Project Description

SSE Renewables develop and operate wind farms. They asked us to support them in reducing their impact on habitat and the natural environment through developing a solution to monitor puffin breeding activities around their offshore wind farm installations.

Our brief was to capture live high-definition video images of puffins visiting their burrows and deliver this data to a Microsoft team for image recognition using artificial intelligence, machine learning, and image recognition to accurately count and record their populations.

We were challenged to design and build a system that would endure the rugged and remote marine environments. Our equipment would have to survive high humidity, salt air, gale-force winds over many years whilst continuing to provide high quality consistent data to the Microsoft team.

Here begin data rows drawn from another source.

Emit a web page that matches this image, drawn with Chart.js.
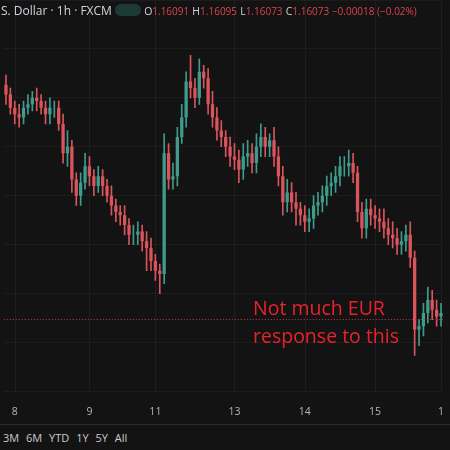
<!DOCTYPE html>
<html><head><meta charset="utf-8">
<script src="https://cdn.jsdelivr.net/npm/chart.js@4"></script>
<style>
html,body{margin:0;padding:0;background:#131313;width:450px;height:450px;overflow:hidden;font-family:"Open Sans",sans-serif}
#wrap{position:absolute;left:0;top:0;width:450px;height:424px}
#hdr{position:absolute;left:1px;top:2px;font-size:12px;color:#d1d4dc;white-space:nowrap}
#hdr .r{color:#d9454f;font-size:10px}
#hdr .k{font-size:10.5px}
#bot{position:absolute;left:0;top:424px;width:450px;height:26px;border-top:1px solid #2a2a2a;color:#c8cad0;font-size:11px;line-height:26px;padding-left:3px;word-spacing:4px}
</style></head><body>
<div id="wrap"><canvas id="c"></canvas></div>
<div id="hdr">S. Dollar · 1h · FXCM <span style="display:inline-block;width:26px;height:12px;background:#1d3b35;border-radius:6px;vertical-align:-1px"></span> <span class="k">O</span><span class="r">1.16091</span> <span class="k">H</span><span class="r">1.16095</span> <span class="k">L</span><span class="r">1.16073</span> <span class="k">C</span><span class="r">1.16073 −0.00018 (−0.02%)</span></div>
<div id="bot">3M 6M YTD 1Y 5Y All</div>
<script>
const closes=[1.1676,1.1672,1.1670,1.1669,1.1672,1.1673,1.1675,1.1674,1.1672,1.1670,
1.1672,1.1672,1.1667,1.1658,1.1660,1.1650,1.1645,1.1649,1.1654,1.1651,
1.1648,1.1651,1.1648,1.1645,1.1642,1.1640,1.1639,1.1636,1.1633,1.1633,
1.1634,1.1631,1.1629,1.1625,1.1622,1.1621,1.1658,1.1650,1.1651,1.1663,
1.1669,1.1680,1.1678,1.1675,1.1683,1.1681,1.1673,1.1669,1.1665,1.1663,
1.1660,1.1657,1.1656,1.1653,1.1657,1.1658,1.1655,1.1660,1.1663,1.1660,
1.1662,1.1657,1.1651,1.1643,1.1646,1.1643,1.1641,1.1639,1.1637,1.1638,
1.1642,1.1643,1.1645,1.1648,1.1649,1.1651,1.1654,1.1654,1.1655,1.1652,
1.1640,1.1635,1.1641,1.1639,1.1638,1.1637,1.1635,1.1633,1.1632,1.1630,
1.1631,1.1633,1.1626,1.1604,1.1605,1.1609,1.1613,1.1610,1.1608,1.1609];
const firstOpen=1.1679;
const wickUp=[3,2,2,3,2,3,2,3,2,2, 3,2,2,3,5,2,2,3,4,3, 2,3,2,2,3,2,2,3,2,3, 3,2,3,3,2,2,6,3,4,3, 4,3,8,3,4,2,3,4,3,3, 2,3,4,3,4,4,3,4,4,3, 2,4,3,3,4,3,3,2,3,3, 3,3,3,3,3,3,3,3,4,3, 2,3,3,3,3,3,4,3,4,3, 3,3,4,2,2,3,4,3,3,3];
const wickDn=[3,2,3,3,2,2,2,3,2,3, 3,3,2,3,4,4,3,3,2,3, 3,2,3,2,3,3,3,3,3,3, 3,3,7,3,3,6,3,3,3,3, 2,3,3,3,2,3,3,3,3,3, 3,3,3,4,3,3,3,3,3,3, 3,3,3,4,3,3,5,3,3,3, 3,3,3,3,3,3,3,3,3,3, 3,3,3,3,3,3,3,3,3,3, 3,3,3,8,5,3,3,3,3,3];
const dayLabels={2:"8",19:"9",34:"11",52:"13",68:"14",84:"15",99:"1"};
const lastPrice=1.16073;

const labels=closes.map((_,i)=>dayLabels[i]||"");
const opens=closes.map((c,i)=>i===0?firstOpen:closes[i-1]);
const pip=0.0001;
const highs=closes.map((c,i)=>Math.max(c,opens[i])+wickUp[i]*pip);
const lows=closes.map((c,i)=>Math.min(c,opens[i])-wickDn[i]*pip);
const GREEN='#3e9c8c',RED='#d9545c';
const col=closes.map((c,i)=>c>=opens[i]?GREEN:RED);
const gridLine={id:'gl',beforeDatasetsDraw(ch){const {ctx,chartArea:a,scales:{x,y}}=ch;ctx.save();ctx.strokeStyle='#1e1e1e';ctx.lineWidth=1;
 Object.keys(dayLabels).forEach(k=>{const px=Math.round(x.getPixelForValue(+k))+0.5;ctx.beginPath();ctx.moveTo(px,0);ctx.lineTo(px,a.bottom);ctx.stroke();});ctx.restore();},
 afterDatasetsDraw(ch){const {ctx,chartArea:a,scales:{y}}=ch;const py=Math.round(y.getPixelForValue(lastPrice))+0.5;ctx.save();ctx.strokeStyle='#c0404a';ctx.setLineDash([1,2]);ctx.beginPath();ctx.moveTo(a.left,py);ctx.lineTo(a.right,py);ctx.stroke();ctx.setLineDash([]);
 ctx.fillStyle='#e8232c';ctx.font='19.5px "Open Sans"';ctx.fillText('Not much EUR',253,315);ctx.fillText('response to this',253,343);ctx.restore();}};
new Chart(document.getElementById('c'),{type:'bar',
data:{labels,datasets:[
 {data:closes.map((c,i)=>[opens[i],c]),backgroundColor:col,barPercentage:0.75,categoryPercentage:1,grouped:false,order:1},
 {data:closes.map((c,i)=>[lows[i],highs[i]]),backgroundColor:col,barThickness:1,grouped:false,order:2}
]},
options:{responsive:true,maintainAspectRatio:false,animation:false,
 layout:{padding:{left:0,right:0,top:0,bottom:0}},
 plugins:{legend:{display:false},tooltip:{enabled:false}},
 scales:{
  x:{offset:true,grid:{display:false},border:{display:false},
     ticks:{autoSkip:false,maxRotation:0,color:'#b2b5be',font:{size:10.5,family:'Open Sans'},padding:6}},
  y:{display:true,position:'right',min:1.1585,max:1.1705,
     ticks:{display:false,stepSize:0.0015},border:{display:false},
     grid:{color:'#1c1c1c',drawTicks:false},afterFit(s){s.width=0;}}
 }},
plugins:[gridLine]});
</script></body></html>
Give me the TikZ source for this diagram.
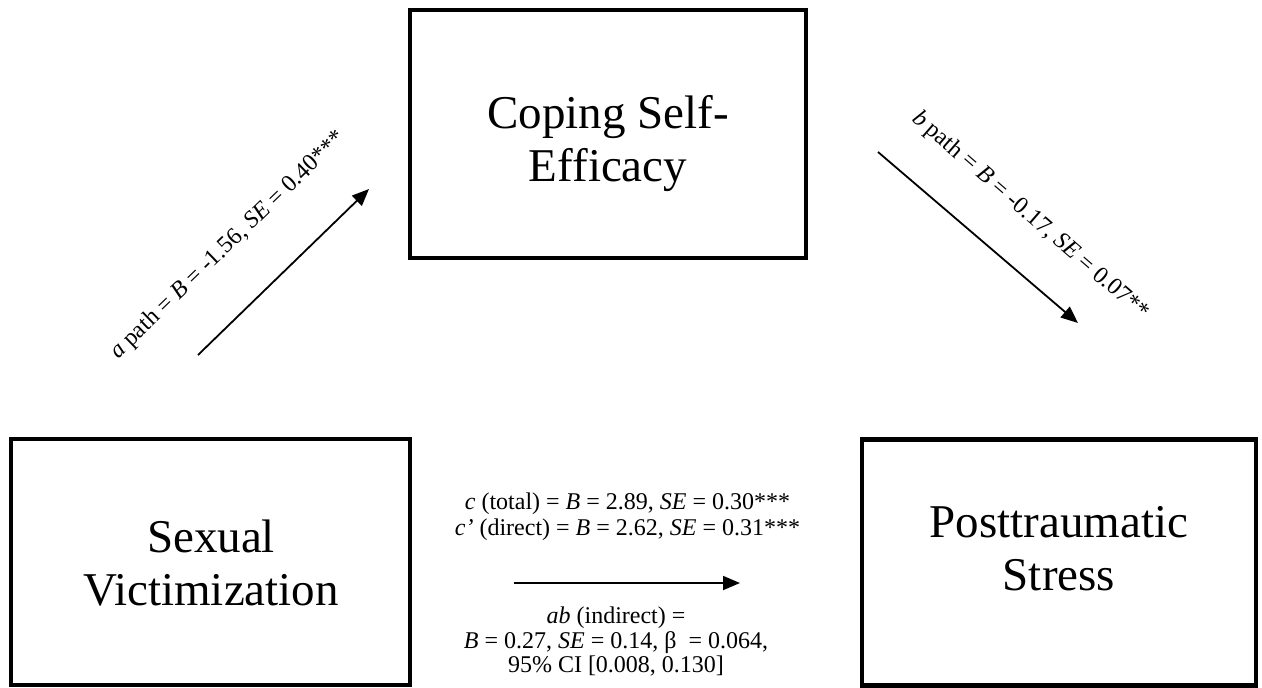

The final design consists of bespoke marine-grade (stainless steel enclosed) high-definition self-cleaning video cameras with moisture prevention technology which upload video files to a secure server via local storage and either a 4G or satellite internet connection. Live video is transmitted over fibre optic connections allowing us to traverse long distances between the cameras and their associated communications equipment on site.

Excite Technology assembled a project team, many of whom were experts in their own specialist fields including Cinematography, Information technology, Electrical Engineering, Audio Visual, Mechanical Engineering, and Project Management who worked with the client to realise a proof of concept which was successfully delivered via a RIB craft to the Isle of May. This remote 140-acre North Sea Island recently hosted 80,000 puffins in March 2020 and is the third largest puffin colony in the UK.

Following a successful proof of concept, permanent installations of this technology are now being planned as SSE would like to find out if it’s Beatrice Windfarm off the Caithness coast is affecting the Puffin’s light path as they take food back to their burrows. The electricity generated at Beatrice’s 84 wind turbines is enough to power nearly half a million homes.